The fuel tax cuts will use up that wiggle room and more. Projections from transport officials when the cuts were first extended indicated they were expected to increase vehicle travel by 1 to 2 percent while in effect. That's an extra 11,000 to 20,000 tonnes of carbon dioxide a month, or 170,000 to 310,000 tonnes over the current lifetime of the policy, including the new extension.
If the cuts are extended to just past the election, they'll be responsible for up to 380,000 tonnes. If they persist to the end of the year, then 400,000.
Climate Change Minister James Shaw said he hadn't had any specific advice on the size of the new emissions gap but Newsroom's analysis "seems to make sense" at a high level.

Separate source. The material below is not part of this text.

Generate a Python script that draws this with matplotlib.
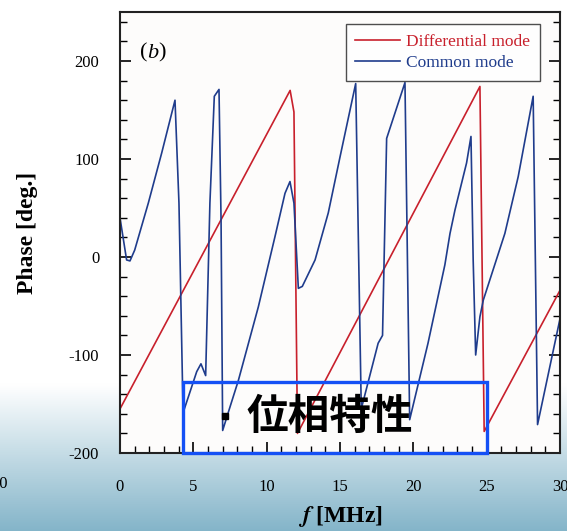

"I think your logic holds that, obviously the more you extend the subsidy, if there is going to be an increase in emissions as a result of that policy in the first place, extending that policy will extend the emissions increase as well," he said.
"It will be incumbent upon the Climate Emergency Response Ministers Group to find ways to make up the balance."
That group includes Shaw, Hipkins (as Prime Minister), Transport Minister Michael Wood, Forestry Minister Stuart Nash, Energy Minister Megan Woods and Agriculture Minister Damien O'Connor.
Shaw said he wants to have an intentional conversation with his Labour colleagues about plugging the gap created by their subsidy. He told Newsroom he hadn't broached the subject specifically yet but expected they understood it was necessary after making decisions that would increase emissions.